Week 1: Falling Snowflakes Crochet Scarf
Yarn I'm using: Bernat Ice Christmas, worsted weight, acrylic
Hook I'm using: J/6.00mm as recommended in the pattern, I didn't bother checking gauge, it's a scarf, how much can gauge matter?
Where I am: After chaining 203 times (whew, and I didn't even miscount, but I double checked the number of chains before getting started), I went to bed last night near the end of row 2. That doesn't sound far, but the rows are loooong and the whole project is 3 rows and a round.
How it's going: Not bad. after completing the 3rd "fan" I realized I screwed up a bit. I originally put the 1st sc of the fan (after the dc's and turn) in the slip stitch not the first dc! So watch out for that. It was a minor frogging incident and then I got right back on track. But I must say, the white yarn with sparkle makes it really difficult to see the stitches. I think they were bang on designating this as an intermediate pattern. A beginner might find the instructions a bit confusing and if they choose white there could be issues with stitch placement.
Thoughts so far: My husband thinks it will be pretty.

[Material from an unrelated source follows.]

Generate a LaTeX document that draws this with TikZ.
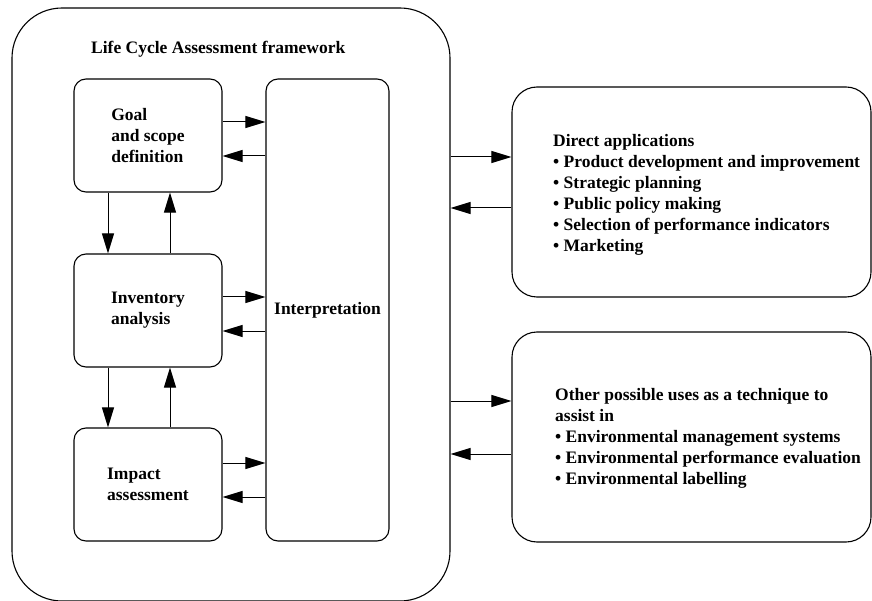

Today was all about getting back to P90x. I'm not following any set plan from the program any more, just using the workouts in general 'cause I think they're great!
Morning workout: P90x Legs and Back, ~60 min
Other exercise: biking to and from work, I'm lucky to have a bike lane on my route, one of the few in Toronto, ~15-20 min each way
I have been inspired to improve my efforts to take care of my home and myself by the book "Home Economics: Vintage Advice and Practical Science for the 21st-Century Household," compiled by Jennifer McKnight Trontz.
I picked it up at the Spadina House Museum. Spadina House is beside Casa Loma. It isn't as imposing an exterior, but it is a waaaay better museum. School children should be brought to Spadina House instead of Casa Loma, there's more history to learn there.
But I digress. The book offers great tips that may be from a while back in a different age but are still applicable. It also highlights the fact that home economics is actually an essential topic. It should be required school learning and it should be taught properly. When I took home ec in school all we did was cook and sew. But it's so much more: budgeting, managing a household, cleaning tips, decorating, proper care of household items, etc.
So, I'm trying to be more domestimicated. It's going okay. I'm planning meals on Sundays for the week, that takes the stress out of dinner. I always panicked about dinner, since I am NOT a cook. Knowing what I need to make in advance takes away the stress.
Tonight, we had tacos. Fiesta time! They were yummy.
Then after dinner, dishes. It helps to do stuff right away.
And now that I've bored everyone, I'm leaving.